My goal is to use Logstash to copy an entire table from my MYSQL DB to ES. The connection works and Logstash copies about 30 entries with no problems. But then I get a long error message.

[2022-09-10T18:41:26,318][ERROR][logstash.outputs.elasticsearch][main][757e3825fce0788f949869472d03e028630de9d063200717b56bc9ceefe29d81] An unknown error occurred sending a bulk request to Elasticsearch (will retry indefinitely) {:message=>"incompatible encodings: CP850 and UTF-8", :exception=>Encoding::CompatibilityError, :backtrace=>["org/jruby/ext/stringio/StringIO.java:1162:in write'", "D:/logstash/vendor/bundle/jruby/2.6.0/gems/logstash-output-elasticsearch-11.6.0-java/lib/logstash/outputs/elasticsearch/http_client.rb:142:in block in bulk'", "org/jruby/RubyArray.java:1865:in each'", "org/jruby/RubyEnumerable.java:1143:in each_with_index'", "D:/logstash/vendor/bundle/jruby/2.6.0/gems/logstash-output-elasticsearch-11.6.0-java/lib/logstash/outputs/elasticsearch/http_client.rb:125:in bulk'", "D:/logstash/vendor/bundle/jruby/2.6.0/gems/logstash-output-elasticsearch-11.6.0-java/lib/logstash/plugin_mixins/elasticsearch/common.rb:296:in safe_bulk'", "D:/logstash/vendor/bundle/jruby/2.6.0/gems/logstash-output-elasticsearch-11.6.0-java/lib/logstash/plugin_mixins/elasticsearch/common.rb:228:in submit'", "D:/logstash/vendor/bundle/jruby/2.6.0/gems/logstash-output-elasticsearch-11.6.0-java/lib/logstash/plugin_mixins/elasticsearch/common.rb:177:in retrying_submit'", "D:/logstash/vendor/bundle/jruby/2.6.0/gems/logstash-output-elasticsearch-11.6.0-java/lib/logstash/outputs/elasticsearch.rb:342:in multi_receive'", "org/logstash/config/ir/compiler/AbstractOutputDelegatorExt.java:121:in multi_receive'", "D:/logstash/logstash-core/lib/logstash/java_pipeline.rb:300:in `block in start_workers'"]}

I suspect this error is the reason: {:message=>"incompatible encodings: CP850 and UTF-8", :exception=>Encoding::CompatibilityError

My config file look like that:

  jdbc {
    clean_run => true
    jdbc_driver_library => "D:\logstash\mysql-connector-java-8.0.30.jar" 
    jdbc_driver_class => "com.mysql.jdbc.Driver"
    jdbc_connection_string => "jdbc:mysql://localhost:3306/posts" 
    jdbc_user => "sqluser"
    jdbc_password => "sqlpassword"
    schedule => "* * * * *" 
    statement => "SELECT id, id_post, url, id_subforum, author, text, spread, date, added 
    FROM telegram.channel_results where id >:sql_last_value;"
    use_column_value => true
    tracking_column => "id"
    
  }
}

output {
  elasticsearch {
    hosts => ["localhost:9200"]
    index => "posts"
    user => "username"
    password => "password"
  }

  stdout {
    codec => rubydebug
  }
}

I notice that if I removed the text column from the query, the process runs without any problems.

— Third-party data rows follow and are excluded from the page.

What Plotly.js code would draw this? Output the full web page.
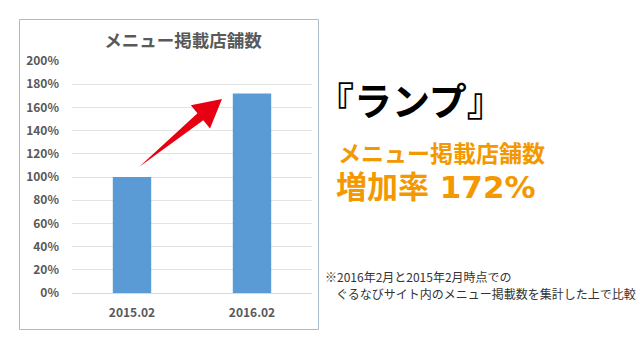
<!DOCTYPE html>
<html>
<head>
<meta charset="utf-8">
<script src="https://cdn.plot.ly/plotly-3.0.1.min.js"></script>
<style>html,body{margin:0;padding:0;background:#fff;}#chart{width:640px;height:360px;}</style>
</head>
<body>
<div id="chart"></div>
<script>
// ---- data ----
const categories = ['2015.02', '2016.02'];
const values = [100, 172];
const chartTitle = 'メニュー掲載店舗数';
const storeName = '『ランプ』';
const highlightLabel = 'メニュー掲載店舗数';
const highlightValue = '増加率 172%';
const noteLine1 = '※2016年2月と2015年2月時点での';
const noteLine2 = '　ぐるなびサイト内のメニュー掲載数を集計した上で比較';

// ---- layout helpers (pixel -> paper) ----
const W = 640, H = 360;
const M = {l: 72, r: 328, t: 61, b: 67};
const PW = W - M.l - M.r, PH = H - M.t - M.b;
const px = x => (x - M.l) / PW;
const py = y => (H - M.b - y) / PH;

const CJK = '"Noto Sans CJK JP", "Noto Sans", sans-serif';
const MIX = '"DejaVu Sans", "Noto Sans CJK JP", sans-serif';
const grey = '#595959';
const orange = '#f39800';

// decorative arrow polygon (pixel space)
const arrowPts = [[139,167],[197.5,113.3],[190.8,105.2],[222,99],[210,128.4],[203.3,120.3]];
const arrowPath = arrowPts.map((p,i)=> (i?'L':'M') + px(p[0]).toFixed(4) + ',' + py(p[1]).toFixed(4)).join(' ') + ' Z';

const trace = {
  type: 'bar',
  x: categories,
  y: values,
  marker: {color: '#5B9BD5'},
  hoverinfo: 'skip'
};

const layout = {
  width: W, height: H,
  margin: M,
  paper_bgcolor: '#fff',
  plot_bgcolor: 'rgba(0,0,0,0)',
  showlegend: false,
  bargap: 0.68,
  title: {
    text: chartTitle,
    font: {family: CJK, size: 17.5, color: grey, weight: 'bold'},
    xref: 'paper', x: px(183), xanchor: 'center',
    yref: 'container', y: 1 - 41 / H, yanchor: 'middle'
  },
  xaxis: {
    type: 'category',
    showgrid: false,
    showline: true, linecolor: '#d9d9d9', linewidth: 1,
    ticks: '',
    ticklabelstandoff: 9,
    tickfont: {family: CJK, size: 12, color: grey, weight: 'bold'},
    fixedrange: true
  },
  yaxis: {
    range: [0, 200],
    dtick: 20,
    ticksuffix: '%',
    showgrid: true, gridcolor: '#e3e3e3', gridwidth: 1,
    zeroline: false,
    showline: false,
    ticks: '',
    ticklabelstandoff: 12,
    tickfont: {family: CJK, size: 12, color: grey, weight: 'bold'},
    fixedrange: true
  },
  shapes: [
    {type: 'rect', xref: 'paper', yref: 'paper',
     x0: px(19.5), x1: px(318.5), y0: py(329.5), y1: py(19.5),
     line: {color: '#a9bccb', width: 1}, fillcolor: 'rgba(0,0,0,0)', layer: 'below'},
    {type: 'path', xref: 'paper', yref: 'paper', path: arrowPath,
     fillcolor: '#e60012', line: {width: 0}, layer: 'above'}
  ],
  annotations: [
    {text: storeName, xref: 'paper', yref: 'paper', x: px(314), y: py(98),
     xanchor: 'left', yanchor: 'middle', showarrow: false,
     font: {family: CJK, size: 38, color: '#000', weight: 'bold'}},
    {text: highlightLabel, xref: 'paper', yref: 'paper', x: px(336), y: py(153.5),
     xanchor: 'left', yanchor: 'middle', showarrow: false,
     font: {family: MIX, size: 23, color: orange, weight: 'bold'}},
    {text: highlightValue, xref: 'paper', yref: 'paper', x: px(334), y: py(186.5),
     xanchor: 'left', yanchor: 'middle', showarrow: false,
     font: {family: MIX, size: 31, color: orange, weight: 'bold'}},
    {text: noteLine1, xref: 'paper', yref: 'paper', x: px(323), y: py(276),
     xanchor: 'left', yanchor: 'middle', showarrow: false,
     font: {family: CJK, size: 12, color: '#333'}},
    {text: noteLine2, xref: 'paper', yref: 'paper', x: px(322), y: py(293),
     xanchor: 'left', yanchor: 'middle', showarrow: false,
     font: {family: CJK, size: 12, color: '#333'}}
  ]
};

Plotly.newPlot('chart', [trace], layout, {displayModeBar: false, staticPlot: true});
</script>
</body>
</html>
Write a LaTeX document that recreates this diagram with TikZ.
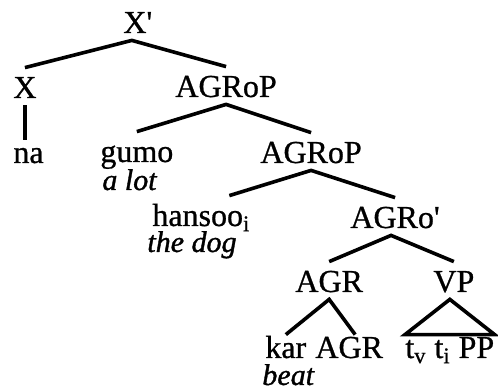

In my database, the text column is of SQL type text. I suspect an encoding problem because there are also Russian texts and emotes included. I need a solution to also copy the texts in ES. Maybe it is a encoding problem with emotes and other characters in the text ?!


Solution

  • Try this below charset encoding input filter.

     jdbc {
        clean_run => true
        jdbc_driver_library => "D:\logstash\mysql-connector-java-8.0.30.jar" 
        jdbc_driver_class => "com.mysql.jdbc.Driver"
        jdbc_connection_string => "jdbc:mysql://localhost:3306/posts" 
        jdbc_user => "sqluser"
        jdbc_password => "sqlpassword"
        schedule => "* * * * *" 
        statement => "SELECT id, id_post, url, id_subforum, author, text, spread, date, added 
        FROM telegram.channel_results where id >:sql_last_value;"
        use_column_value => true
        tracking_column => "id"
        columns_charset => {
                "text" => "ISO-8859-5"
        }
      }